The Solution: Always include all four terms in the prefix XOR calculation:

prefix_xor[i+1][j+1] = (prefix_xor[i+1][j] ^ 
                       prefix_xor[i][j+1] ^ 
                       prefix_xor[i][j] ^     # Don't forget this!
                       matrix[i][j])

Pitfall 2: Using Wrong Method to Find k-th Largest

The Problem: Developers might sort the entire array and access the k-th element:

# INEFFICIENT - sorting entire array
all_xor_values.sort(reverse=True)
return all_xor_values[k-1]

This has O(mn*log(mn)) time complexity, which is unnecessary when k is small.

The Solution: Use heapq.nlargest(k, all_xor_values)[-1] which maintains a min-heap of size k, giving O(mn*log(k)) complexity. This is significantly better when k << mn.
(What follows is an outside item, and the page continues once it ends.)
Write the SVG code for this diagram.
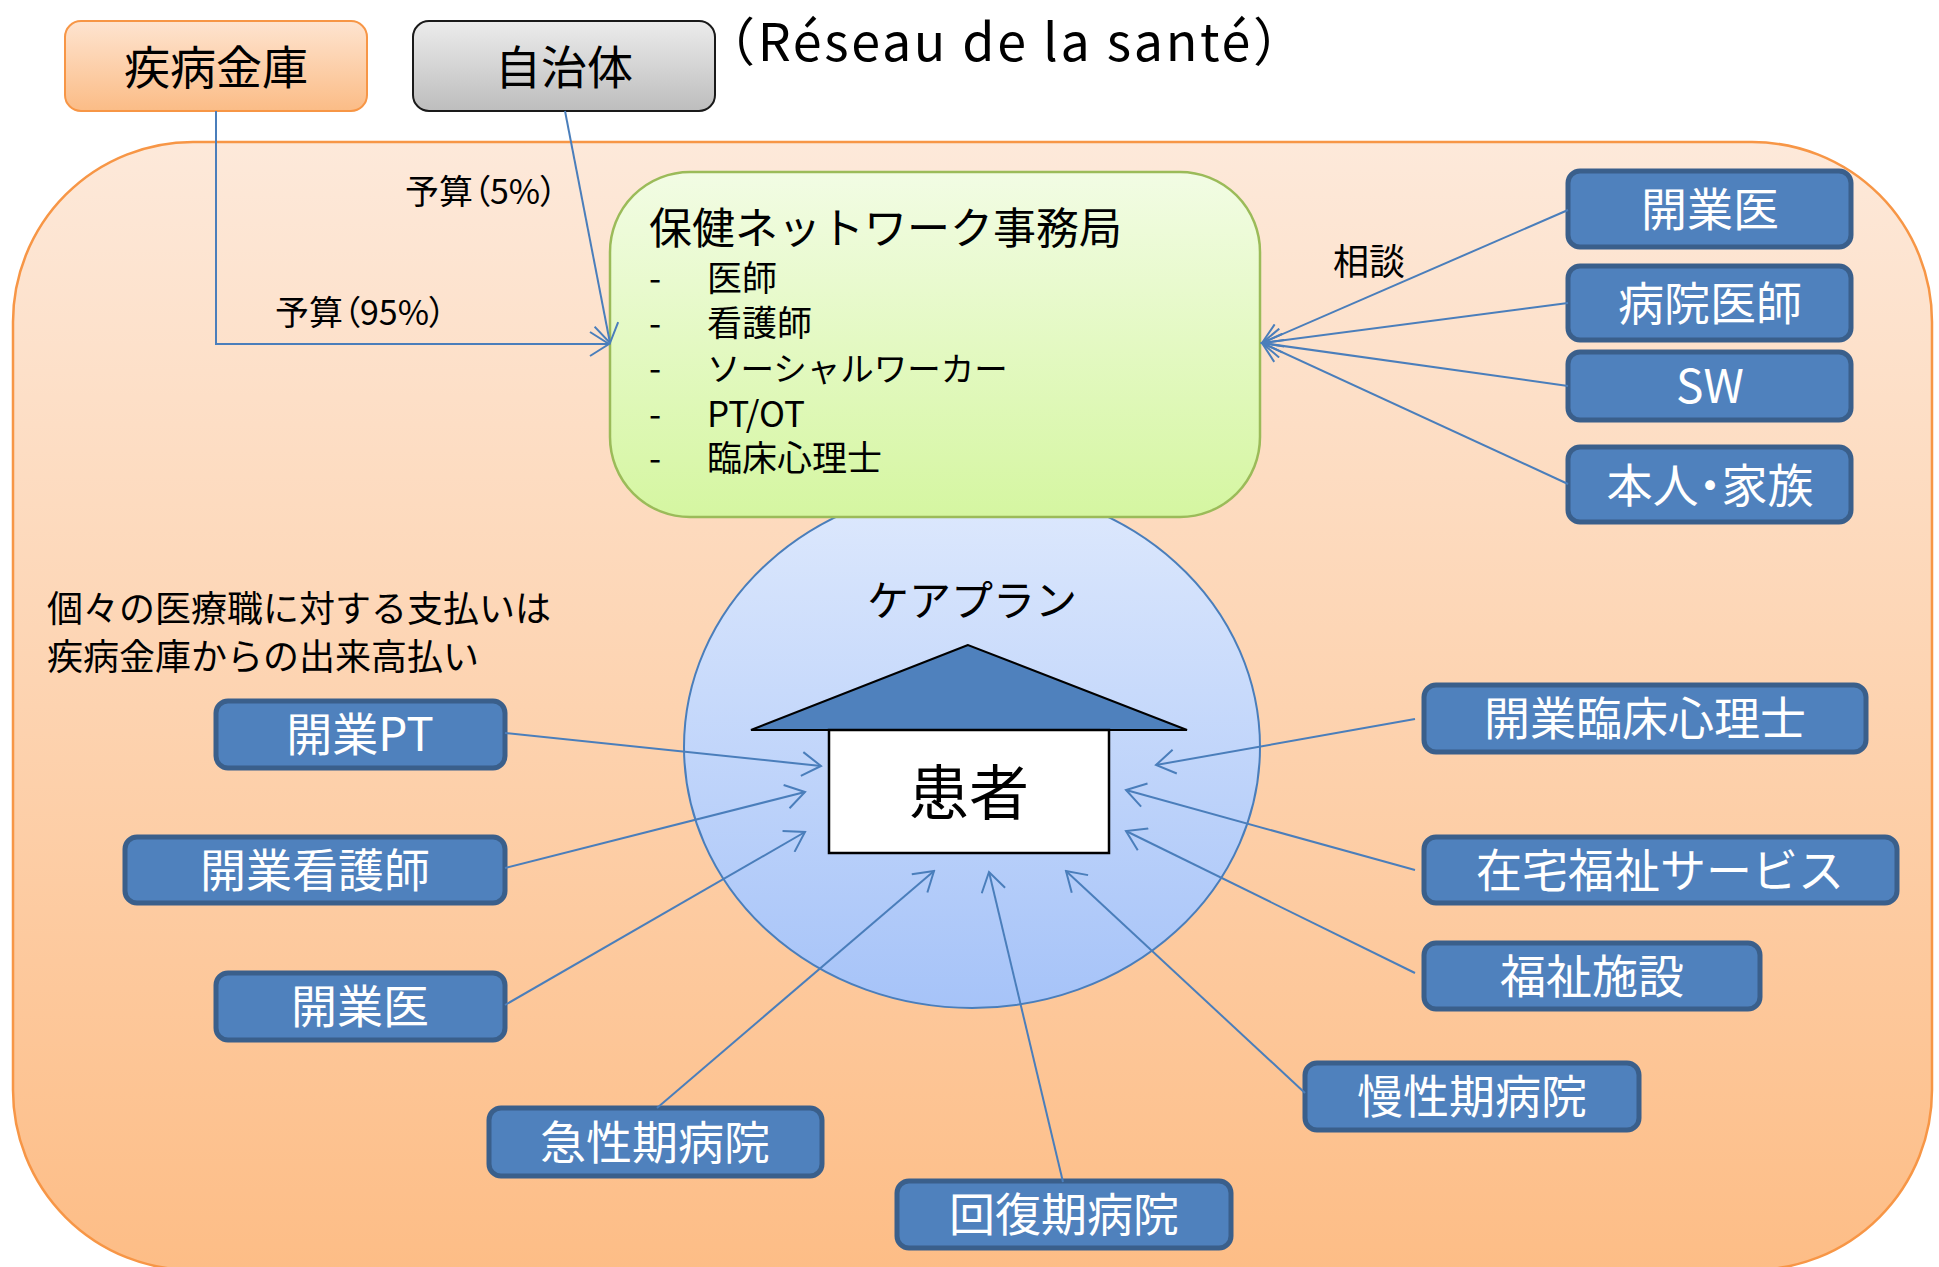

Pitfall 3: Off-by-One Errors with Array Indexing

The Problem: Confusion between the padded prefix array indices and original matrix indices:

# INCORRECT - using wrong indices
prefix_xor[i][j] = prefix_xor[i-1][j] ^ prefix_xor[i][j-1] ^ matrix[i][j]

This fails when i=0 or j=0 due to negative indices.

The Solution: Consistently use the padding strategy where prefix_xor[i+1][j+1] corresponds to matrix[i][j]. This eliminates boundary condition checks and makes the code cleaner.